• _WHAT THIS TASK INVOLVES_
Take the lines from the top down to and including the one with "from matplotlib.transforms import" and repeat them exactly. Omit images.

'''

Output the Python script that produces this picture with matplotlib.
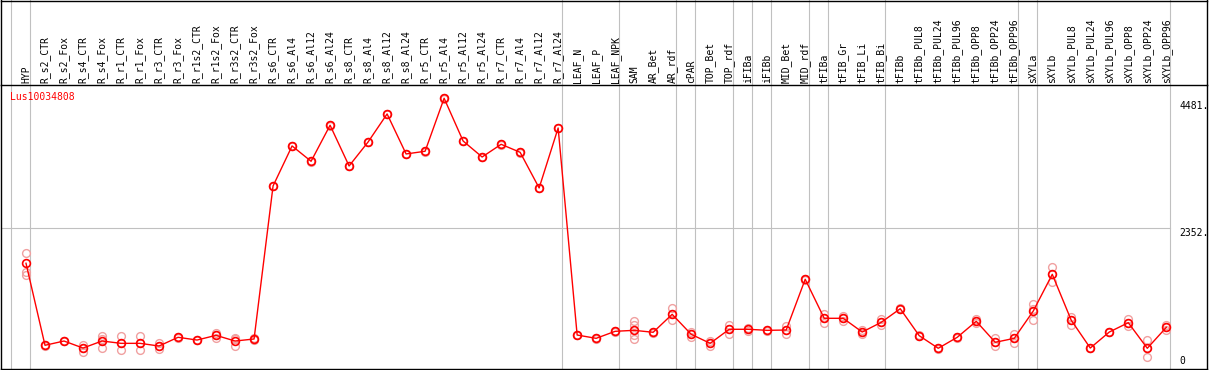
import matplotlib
matplotlib.use("Agg")
import matplotlib.pyplot as plt
from matplotlib.transforms import blended_transform_factory

title = "Lus10034808"
categories = ["HYP", "R_s2_CTR", "R_s2_Fox", "R_s4_CTR", "R_s4_Fox", "R_r1_CTR", "R_r1_Fox",
              "R_r3_CTR", "R_r3_Fox", "R_r1s2_CTR", "R_r1s2_Fox", "R_r3s2_CTR", "R_r3s2_Fox",
              "R_s6_CTR", "R_s6_Al4", "R_s6_Al12", "R_s6_Al24", "R_s8_CTR", "R_s8_Al4",
              "R_s8_Al12", "R_s8_Al24", "R_r5_CTR", "R_r5_Al4", "R_r5_Al12", "R_r5_Al24",
              "R_r7_CTR", "R_r7_Al4", "R_r7_Al12", "R_r7_Al24", "LEAF_N", "LEAF_P", "LEAF_NPK",
              "SAM", "AR_Bet", "AR_rdf", "cPAR", "TOP_Bet", "TOP_rdf", "iFIBa", "iFIBb",
              "MID_Bet", "MID_rdf", "tFIBa", "tFIB_Gr", "tFIB_Li", "tFIB_Bi", "tFIBb",
              "tFIBb_PUL8", "tFIBb_PUL24", "tFIBb_PUL96", "tFIBb_OPP8", "tFIBb_OPP24",
              "tFIBb_OPP96", "sXYLa", "sXYLb", "sXYLb_PUL8", "sXYLb_PUL24", "sXYLb_PUL96",
              "sXYLb_OPP8", "sXYLb_OPP24", "sXYLb_OPP96"]

mean_values = [1779, 436, 506, 391, 506, 468, 468, 424, 567, 522, 599, 506, 539,
               3045, 3700, 3449, 4039, 3372, 3765, 4224, 3569, 3613, 4481, 3781, 3519,
               3727, 3596, 3012, 3994, 604, 550, 665, 681, 649, 943, 616, 468, 698, 698,
               681, 686, 1517, 878, 878, 653, 812, 1035, 593, 387, 567, 829, 485, 550,
               997, 1598, 845, 391, 653, 806, 387, 730]

replicates = [[1952, 1641, 1587], [436, 430, 442], [506, 500, 512], [445, 331, 391],
              [583, 396, 539], [583, 354, 468], [583, 354, 468], [468, 375, 424],
              [560, 575, 567], [522, 515, 528], [637, 562, 599], [424, 555, 539],
              [539, 530, 548],
              [3045, 3040, 3050], [3700, 3695, 3705], [3449, 3444, 3454], [4039, 4034, 4044],
              [3372, 3367, 3377], [3765, 3760, 3770], [4224, 4219, 4229], [3569, 3564, 3574],
              [3613, 3608, 3618], [4481, 4476, 4486], [3781, 3776, 3786], [3519, 3514, 3524],
              [3727, 3722, 3732], [3596, 3591, 3601], [3012, 3007, 3017], [3994, 3989, 3999],
              [604, 598, 610], [550, 545, 556], [665, 660, 670],
              [829, 776, 604, 534], [649, 644, 654], [1042, 850, 943], [653, 572, 616],
              [506, 424, 468], [768, 621, 698], [727, 670, 698], [681, 676, 686],
              [616, 752, 686], [1517, 1510, 1524], [948, 806, 878], [915, 834, 878],
              [686, 621, 653], [868, 768, 812], [1035, 1028, 1042], [593, 588, 598],
              [387, 382, 392], [567, 562, 572], [868, 801, 829], [550, 424, 485],
              [621, 478, 550], [1112, 850, 1030], [1713, 1477, 1598], [904, 773, 845],
              [391, 386, 396], [653, 648, 658], [868, 752, 806], [518, 249, 387],
              [768, 694, 730]]

group_edges = [-1, 0, 28, 31, 34, 35, 37, 38, 39, 41, 42, 45, 52, 53, 60]
ref_ticks = [4481, 2352]
ref_tick_labels = ["4481.", "2352."]

W, H = 1209, 370
fig = plt.figure(figsize=(W / 100, H / 100), dpi=100)

left_px, right_px = 1.0, 1207.0
bottom_px, header_px = 368.5, 85.0
x0_px, step_px = 26.0, 19.005

ax = fig.add_axes([left_px / W, (H - bottom_px) / H,
                   (right_px - left_px) / W, (bottom_px - header_px) / H])
ax.set_xlim((left_px - x0_px) / step_px, (right_px - x0_px) / step_px)
ax.set_ylim(56, 4698)
ax.set_xticks([])
ax.set_yticks([])
for s in ax.spines.values():
    s.set_color("black")
    s.set_linewidth(1.0)

mono = "DejaVu Sans Mono"
blend = blended_transform_factory(ax.transData, fig.transFigure)
xs = list(range(len(categories)))
off = 0.22

# group separator lines (full height including header)
for g in group_edges:
    ax.plot([g + off, g + off], [0, 1], color="#c0c0c0", lw=0.8,
            transform=blend, clip_on=False, zorder=1)

# reference horizontal line
ax.plot([ax.get_xlim()[0], 60 + off], [ref_ticks[1], ref_ticks[1]],
        color="#c0c0c0", lw=0.8, zorder=1)

# header outline
fig.add_artist(plt.Line2D([left_px / W, right_px / W], [1 - 0.5 / H, 1 - 0.5 / H],
                          color="black", lw=1.0, transform=fig.transFigure))
fig.add_artist(plt.Line2D([left_px / W, left_px / W], [(H - header_px) / H, 1],
                          color="black", lw=1.0, transform=fig.transFigure))
fig.add_artist(plt.Line2D([right_px / W, right_px / W], [(H - header_px) / H, 1],
                          color="black", lw=1.0, transform=fig.transFigure))

# column labels
for i, c in enumerate(categories):
    ax.text(i, (H - 83) / H, c, rotation=90, ha="center", va="bottom",
            fontsize=7, family=mono, transform=blend)

# replicates
for i, reps in enumerate(replicates):
    ax.plot([i] * len(reps), reps, linestyle="none", marker="o", ms=5.6,
            mfc="none", mec="#f0a0a0", mew=1.0, zorder=2)

# main line
ax.plot(xs, mean_values, color="red", lw=1.0, marker="o", ms=5.6,
        mfc="none", mec="red", mew=1.2, zorder=3)

# title
ax.text((10 - x0_px) / step_px, (H - 92) / H, title, color="red", fontsize=7,
        family=mono, ha="left", va="top", transform=blend)

# right value labels
xl = (1179 - x0_px) / step_px
label_shift = [40, 0]
for v, lab, sh in zip(ref_ticks, ref_tick_labels, label_shift):
    t = ax.text(xl, v, lab, fontsize=7, family=mono, ha="left", va="top",
                transform=ax.transData, clip_on=False)
    t.set_y(v - sh)
ax.text(xl, (H - 366) / H, "0", fontsize=7, family=mono, ha="left", va="bottom",
        transform=blend)

fig.savefig("out.png", dpi=100)
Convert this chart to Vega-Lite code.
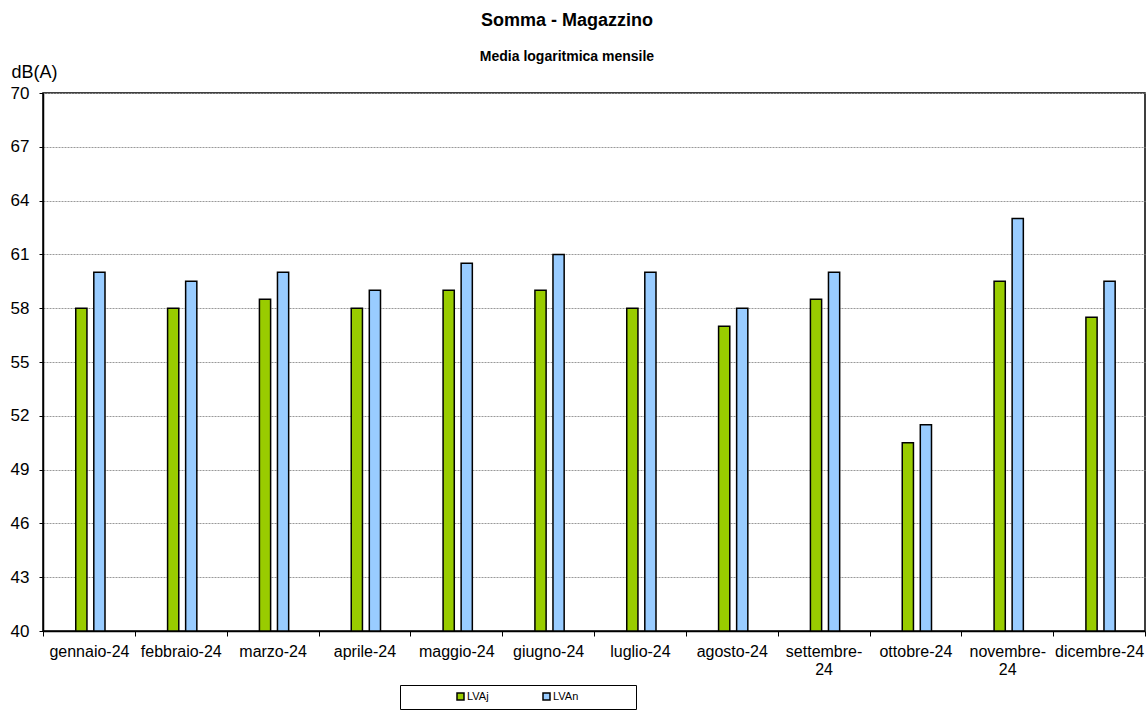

'''

• _REPLY TO THE EXERCISE_
Output the Python script that produces this picture with matplotlib.
import matplotlib
matplotlib.use("Agg")
import matplotlib.pyplot as plt
from matplotlib.transforms import blended_transform_factory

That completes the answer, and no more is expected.